>>>>
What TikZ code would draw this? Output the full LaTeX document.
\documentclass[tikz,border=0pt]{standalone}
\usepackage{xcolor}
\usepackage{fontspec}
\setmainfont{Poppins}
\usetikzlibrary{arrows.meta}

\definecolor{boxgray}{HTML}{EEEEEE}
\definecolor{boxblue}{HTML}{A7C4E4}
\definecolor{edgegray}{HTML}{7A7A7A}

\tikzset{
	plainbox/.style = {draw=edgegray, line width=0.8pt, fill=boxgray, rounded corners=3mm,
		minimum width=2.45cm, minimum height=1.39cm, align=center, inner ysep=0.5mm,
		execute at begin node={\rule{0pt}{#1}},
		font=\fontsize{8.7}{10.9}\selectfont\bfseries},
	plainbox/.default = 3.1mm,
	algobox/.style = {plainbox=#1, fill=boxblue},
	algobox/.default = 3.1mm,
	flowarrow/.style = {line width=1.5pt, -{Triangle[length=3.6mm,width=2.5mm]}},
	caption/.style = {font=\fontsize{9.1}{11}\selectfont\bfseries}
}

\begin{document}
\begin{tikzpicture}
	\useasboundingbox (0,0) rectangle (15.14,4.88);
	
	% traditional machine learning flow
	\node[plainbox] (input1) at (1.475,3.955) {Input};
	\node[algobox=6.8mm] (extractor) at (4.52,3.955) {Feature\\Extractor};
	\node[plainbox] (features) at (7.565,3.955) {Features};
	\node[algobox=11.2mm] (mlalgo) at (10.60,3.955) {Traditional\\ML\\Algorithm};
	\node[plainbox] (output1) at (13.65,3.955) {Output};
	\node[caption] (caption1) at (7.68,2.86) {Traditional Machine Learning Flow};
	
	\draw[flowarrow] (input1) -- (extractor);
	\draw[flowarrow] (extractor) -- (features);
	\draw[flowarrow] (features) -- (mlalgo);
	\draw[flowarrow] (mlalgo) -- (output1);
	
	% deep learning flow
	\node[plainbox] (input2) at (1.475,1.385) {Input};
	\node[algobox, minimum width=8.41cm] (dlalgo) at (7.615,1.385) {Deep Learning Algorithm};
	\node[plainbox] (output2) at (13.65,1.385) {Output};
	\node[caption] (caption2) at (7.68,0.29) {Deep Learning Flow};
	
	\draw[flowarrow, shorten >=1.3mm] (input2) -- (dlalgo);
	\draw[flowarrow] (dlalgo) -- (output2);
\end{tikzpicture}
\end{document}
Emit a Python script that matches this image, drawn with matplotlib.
<<<<
>>>>
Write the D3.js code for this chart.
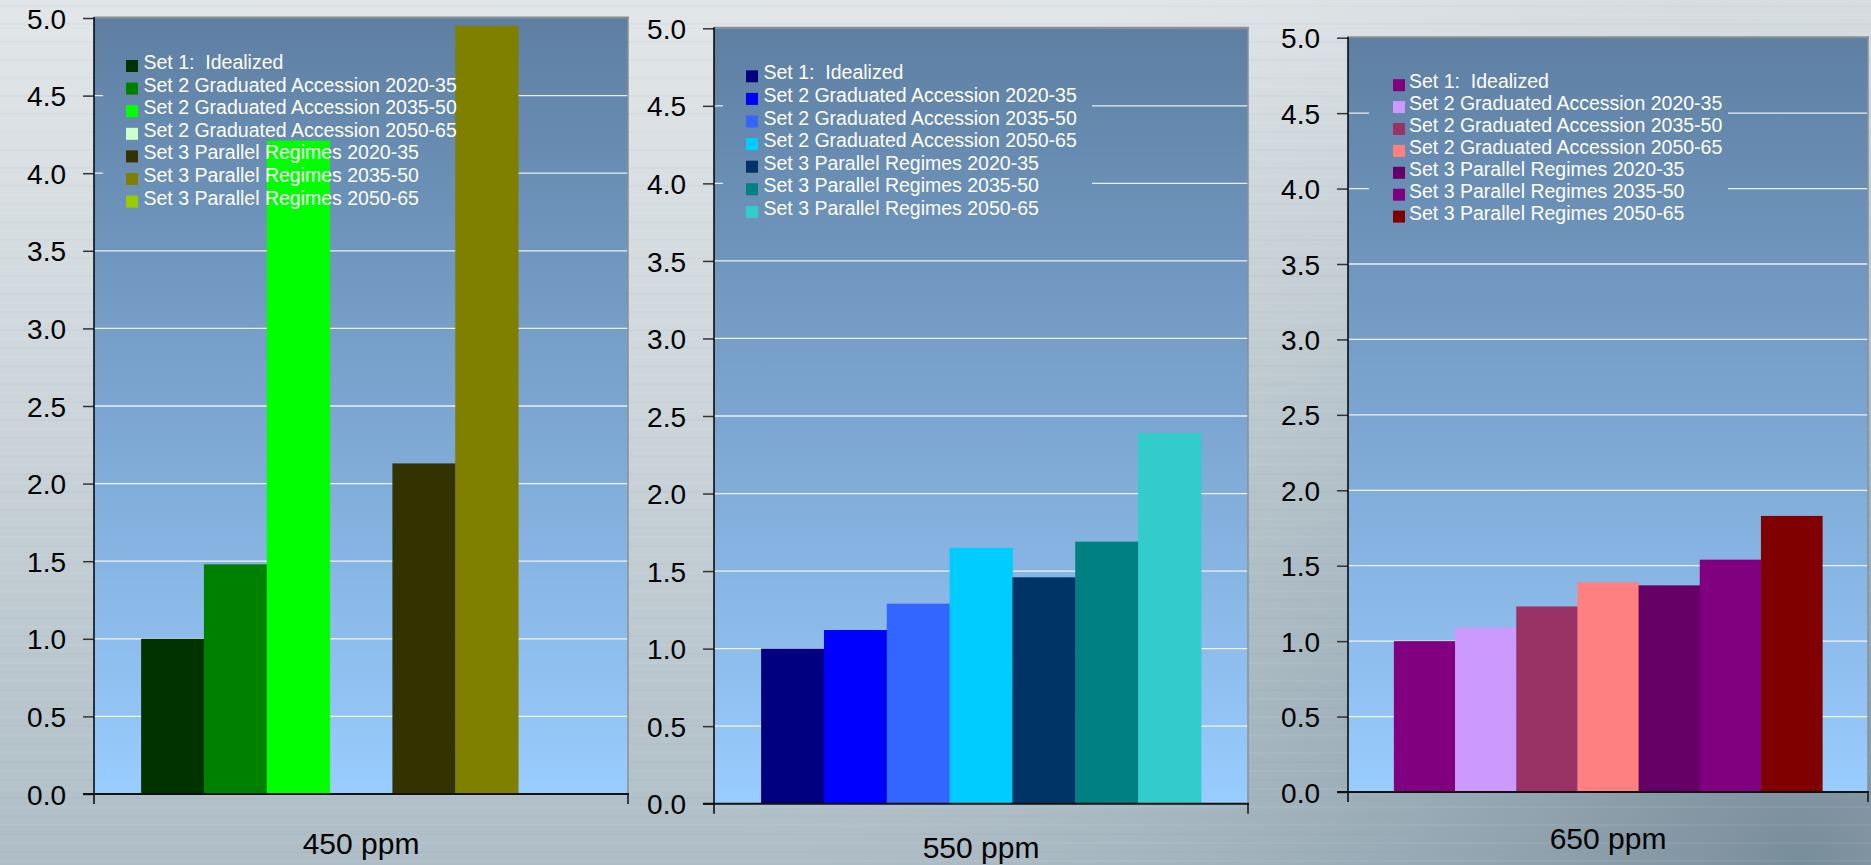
<<<<
**DO THIS:** Give again, word for word, the lines starting at the line that has "What TikZ code" and ending at the line that has "(mlalgo) -- (output1);", with both of those lines included and nothing else.

**OUTPUT BELOW:**
What TikZ code would draw this? Output the full LaTeX document.
\documentclass[tikz,border=0pt]{standalone}
\usepackage{xcolor}
\usepackage{fontspec}
\setmainfont{Poppins}
\usetikzlibrary{arrows.meta}

\definecolor{boxgray}{HTML}{EEEEEE}
\definecolor{boxblue}{HTML}{A7C4E4}
\definecolor{edgegray}{HTML}{7A7A7A}

\tikzset{
	plainbox/.style = {draw=edgegray, line width=0.8pt, fill=boxgray, rounded corners=3mm,
		minimum width=2.45cm, minimum height=1.39cm, align=center, inner ysep=0.5mm,
		execute at begin node={\rule{0pt}{#1}},
		font=\fontsize{8.7}{10.9}\selectfont\bfseries},
	plainbox/.default = 3.1mm,
	algobox/.style = {plainbox=#1, fill=boxblue},
	algobox/.default = 3.1mm,
	flowarrow/.style = {line width=1.5pt, -{Triangle[length=3.6mm,width=2.5mm]}},
	caption/.style = {font=\fontsize{9.1}{11}\selectfont\bfseries}
}

\begin{document}
\begin{tikzpicture}
	\useasboundingbox (0,0) rectangle (15.14,4.88);
	
	% traditional machine learning flow
	\node[plainbox] (input1) at (1.475,3.955) {Input};
	\node[algobox=6.8mm] (extractor) at (4.52,3.955) {Feature\\Extractor};
	\node[plainbox] (features) at (7.565,3.955) {Features};
	\node[algobox=11.2mm] (mlalgo) at (10.60,3.955) {Traditional\\ML\\Algorithm};
	\node[plainbox] (output1) at (13.65,3.955) {Output};
	\node[caption] (caption1) at (7.68,2.86) {Traditional Machine Learning Flow};
	
	\draw[flowarrow] (input1) -- (extractor);
	\draw[flowarrow] (extractor) -- (features);
	\draw[flowarrow] (features) -- (mlalgo);
	\draw[flowarrow] (mlalgo) -- (output1);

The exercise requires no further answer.